El bullying laboral en las instituciones estatales es mucho más frecuente de lo uno puede imaginar. Es un problema complejo con raíces estructurales, culturales y sociales. Para comprender sus causas, es necesario analizar el contexto institucional y el comportamiento de quienes ocupan cargos de mando, especialmente los “politiqueros”, cuya influencia puede aumentar la problemática.
Las instituciones estatales suelen operar bajo estructuras jerárquicas rígidas, donde los cargos de mando son por facturas políticas y no bajo el precepto de la Ley de Servicio Civil. Los “politiqueros” o funcionarios en la mayoría de casos son designados por influencias políticas más que por mérito, pueden abusar de su poder para consolidar su cargo.
Este comportamiento se manifiesta en conductas de bullying, como humillaciones o intimidación, para mantener el control sobre subordinados. La falta de controles institucionales fomenta esta dinámica, ya que no hay mecanismos efectivos para sancionar abusos. Promover una gestión basada en la meritocracia y la rendición de cuentas podría mitigar este problema, pero como los partidos políticos son entes desfasados no analiza a quién se nombra en los cargos.
La cultura organizacional en el sector público a menudo normaliza actitudes autoritarias, donde el liderazgo se asocia con imponer respeto mediante el miedo y la generación del temor. Los “politiqueros” en cargos de mando, motivados por grandezas de poder, pueden ver el bullying como una herramienta para reforzar su imagen de «poderosos» e intocables.
Esta percepción distorsionada los lleva a desvalorizar a sus subordinados, generando ambientes laborales hostiles. Cambiar esta mentalidad requiere programas de sensibilización que promuevan liderazgos empáticos. Fomentar una cultura de respeto mutuo podría desincentivar el acoso como muestra de poder y dejar de ser un abuso constante.
El afán de ser «poderoso» puede estar ligado a inseguridades personales de los políticos en cargos de mando. Para compensar estas inseguridades, algunos recurren al bullying como una forma de afirmar su autoridad y ocultar sus limitaciones profesionales y laborales. Este comportamiento no solo afecta a las víctimas, sino que deteriora la confianza en la institución y fomenta entornos laborales tóxicos.
La ausencia de políticas claras contra el bullying laboral permite que los comportamientos abusivos de los políticos en el poder queden impunes. Sin protocolos definidos, las víctimas no denuncian por miedo a represalias y ser despedidas lo cual perpetúa el acoso. Esta impunidad refuerza la percepción de los agresores como intocables, alimentando su sentido de grandeza.
Para combatir este flagelo, se debería profesionalizar la gestión pública, capacitar a líderes en ética y empatía, e implementar mecanismos de denuncia robustos. Estas acciones no solo reducirán el acoso, sino que fortalecerán la salud mental y la productividad de los trabajadores. Guatemala puede avanzar hacia instituciones más justas con un compromiso colectivo por el cambio.
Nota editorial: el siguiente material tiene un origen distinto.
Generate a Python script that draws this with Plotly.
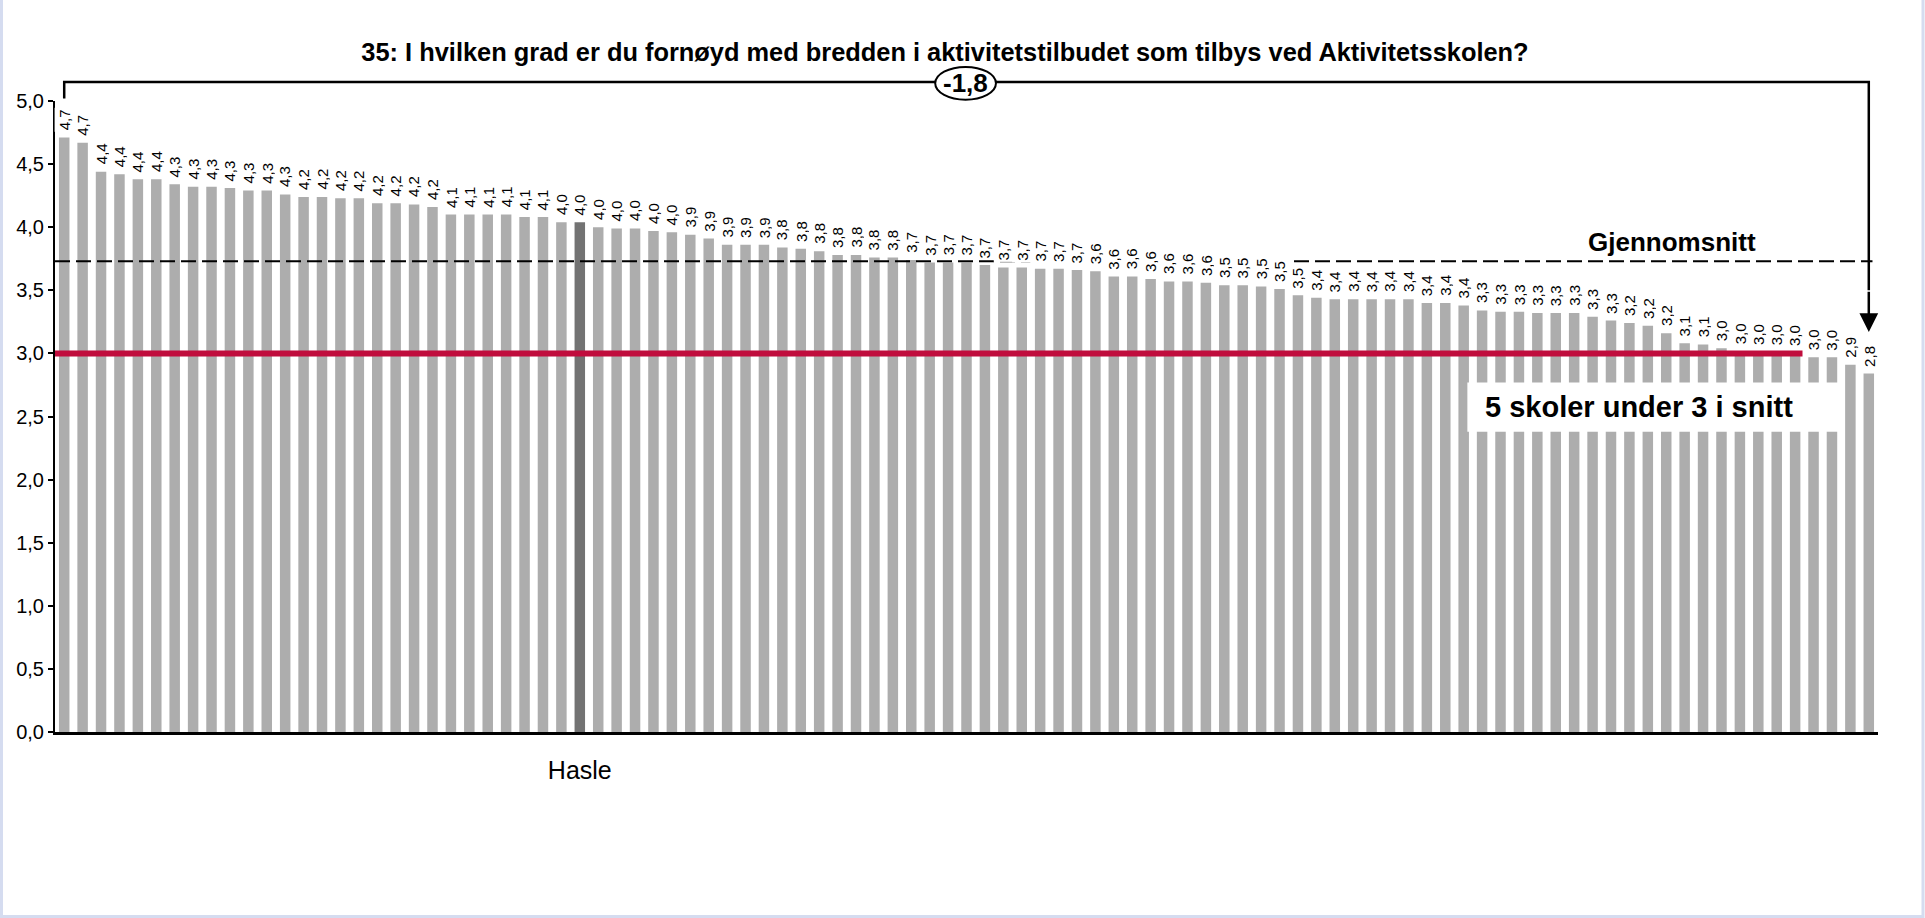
import plotly.graph_objects as go

title = "35: I hvilken grad er du fornøyd med bredden i aktivitetstilbudet som tilbys ved Aktivitetsskolen?"

# mean score per school, sorted high -> low
values = [
    4.71, 4.67, 4.44, 4.42, 4.38, 4.38, 4.34, 4.32, 4.32, 4.31,
    4.29, 4.29, 4.26, 4.24, 4.24, 4.23, 4.23, 4.19, 4.19, 4.18,
    4.16, 4.10, 4.10, 4.10, 4.10, 4.08, 4.08, 4.04, 4.04, 4.00,
    3.99, 3.99, 3.97, 3.96, 3.94, 3.91, 3.86, 3.86, 3.86, 3.84,
    3.83, 3.81, 3.78, 3.78, 3.76, 3.76, 3.74, 3.72, 3.72, 3.72,
    3.70, 3.68, 3.68, 3.67, 3.67, 3.66, 3.65, 3.61, 3.61, 3.59,
    3.57, 3.57, 3.56, 3.54, 3.54, 3.53, 3.51, 3.46, 3.44, 3.43,
    3.43, 3.43, 3.43, 3.43, 3.40, 3.40, 3.38, 3.34, 3.33, 3.33,
    3.32, 3.32, 3.32, 3.29, 3.26, 3.24, 3.22, 3.16, 3.08, 3.07,
    3.04, 3.02, 3.01, 3.01, 3.00, 2.97, 2.97, 2.91, 2.84,
]
highlight_idx = 28
highlight_name = "Hasle"
mean_value = 3.73
threshold = 3.0
last_above_idx = 94      # red line stops after this bar
diff_label = "-1,8"
mean_label = "Gjennomsnitt"
box_label = "5 skoler under 3 i snitt"
y_ticks = [0, 0.5, 1.0, 1.5, 2.0, 2.5, 3.0, 3.5, 4.0, 4.5, 5.0]

W, H = 1925, 918
L, R, T, B = 55, 47, 101, 186
FONT = "Liberation Sans, Arial, sans-serif"
n = len(values)
x = list(range(n))


def fmt(v):
    return f"{v:.1f}".replace(".", ",")


colors = ["#ADADAD"] * n
colors[highlight_idx] = "#737373"

fig = go.Figure(go.Bar(x=x, y=values, marker_color=colors, marker_line_width=0,
                       width=0.57, hoverinfo="y"))

ann = []
for i, v in enumerate(values):
    ann.append(dict(x=i, y=v, text=fmt(v), textangle=-90, showarrow=False,
                    xanchor="center", yanchor="bottom", yshift=5,
                    bgcolor="white", borderpad=1,
                    font=dict(size=15, family=FONT, color="black")))

# paper y for things above the plot
py = lambda v: v / 5.0
top_y = 5.15

shapes = [
    # mean line
    dict(type="line", xref="x", yref="y", x0=-0.5, x1=n - 1 + 0.2, y0=mean_value, y1=mean_value,
         line=dict(color="black", width=2, dash="15px,6px"), layer="above"),
    # threshold line
    dict(type="line", xref="x", yref="y", x0=-0.5, x1=last_above_idx + 0.4, y0=threshold, y1=threshold,
         line=dict(color="#C00D3D", width=6), layer="above"),
    # white box behind label
    dict(type="rect", xref="x", yref="y", x0=76.2, x1=96.4, y0=2.38, y1=2.77,
         fillcolor="white", line=dict(width=0), layer="above"),
    # bracket from first to last
    dict(type="path", xref="x", yref="paper",
         path=f"M 0,{py(values[0] + 0.31)} L 0,{py(top_y)} L {n - 1},{py(top_y)} L {n - 1},{py(3.5)}",
         line=dict(color="black", width=2.5), layer="above"),
    # ellipse with difference
    dict(type="circle", xref="x", yref="paper", x0=47.3, x1=50.6, y0=1.002, y1=1.054,
         fillcolor="white", line=dict(color="black", width=2), layer="above"),
    # frame
    dict(type="path", xref="paper", yref="paper",
         path=f"M {-(L - 1.5) / (W - L - R)},{1 + T / (H - T - B)} "
              f"L {-(L - 1.5) / (W - L - R)},{-(B - 1.5) / (H - T - B)} "
              f"L {1 + (R - 2) / (W - L - R)},{-(B - 1.5) / (H - T - B)} "
              f"L {1 + (R - 2) / (W - L - R)},{1 + T / (H - T - B)}",
         line=dict(color="#D5DCF0", width=3)),
]

ann += [
    dict(x=n - 1, y=values[-1] + 0.33, ax=n - 1, ay=3.5, xref="x", yref="y", axref="x", ayref="y",
         text="", showarrow=True, arrowhead=2, arrowsize=1.5, arrowwidth=2.5, arrowcolor="black",
         standoff=0),
    dict(x=48.95, xref="x", y=1.028, yref="paper", yanchor="middle", text=f"<b>{diff_label}</b>",
         showarrow=False, font=dict(size=26, family=FONT, color="black")),
    dict(x=87.3, y=3.88, xref="x", yref="y", yanchor="middle", text=f"<b>{mean_label}</b>",
         showarrow=False, font=dict(size=26, family=FONT, color="black")),
    dict(x=85.5, y=2.575, xref="x", yref="y", yanchor="middle", text=f"<b>{box_label}</b>",
         showarrow=False, font=dict(size=29, family=FONT, color="black")),
]

fig.update_layout(
    width=W, height=H,
    margin=dict(l=L, r=R, t=T, b=B),
    paper_bgcolor="white", plot_bgcolor="white",
    separators=",.",
    showlegend=False,
    title=dict(text=f"<b>{title}</b>", x=945 / W, xanchor="center", y=1 - 52 / H, yanchor="middle",
               font=dict(size=25.4, family=FONT, color="black")),
    shapes=shapes, annotations=ann,
    font=dict(family=FONT, color="black"),
)
fig.update_xaxes(range=[-0.5, n - 0.5], tickvals=[highlight_idx], ticktext=[highlight_name],
                 ticks="", showgrid=False, zeroline=False, showline=True, linecolor="black",
                 linewidth=3, tickfont=dict(size=25, family=FONT), ticklabelstandoff=14)
fig.update_yaxes(range=[0, 5], tickvals=y_ticks, tickformat=".1f", showgrid=False, zeroline=False,
                 showline=True, linecolor="black", linewidth=2, ticks="outside", ticklen=5,
                 tickwidth=2, tickcolor="black", tickfont=dict(size=20, family=FONT))

fig.write_html("out.html", config={"displayModeBar": False},
               post_script="document.body.style.margin='0';")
El Estado debe establecer leyes específicas que tipifiquen el bullying laboral como una falta grave en el sector público, con sanciones claras para los políticos que resulten responsables de este anómalo proceder. Estas normativas deben incluir destituciones, multas y prohibiciones de ocupar cargos públicos para los agresores.
Se debería crear una unidad especializada dentro del Ministerio Público para investigar casos de acoso laboral de una manera imparcial y efectiva. Estas medidas disuadirían a los “politiqueros” que abusan de su poder por grandezas personales. La transparencia en los procesos sancionatorios reforzará la confianza de los trabajadores y hará un Estado más sólido y efectivo.
En los últimos días, se han conocido varios casos de acoso laboral, un tema que está latente, pero en silencio. Los afectados, no solo son mujeres, también hay hombres que son acosados por sus jefes, quienes creen que son dueños de las instituciones del Estado y no se ponen a pensar que son aves de paso.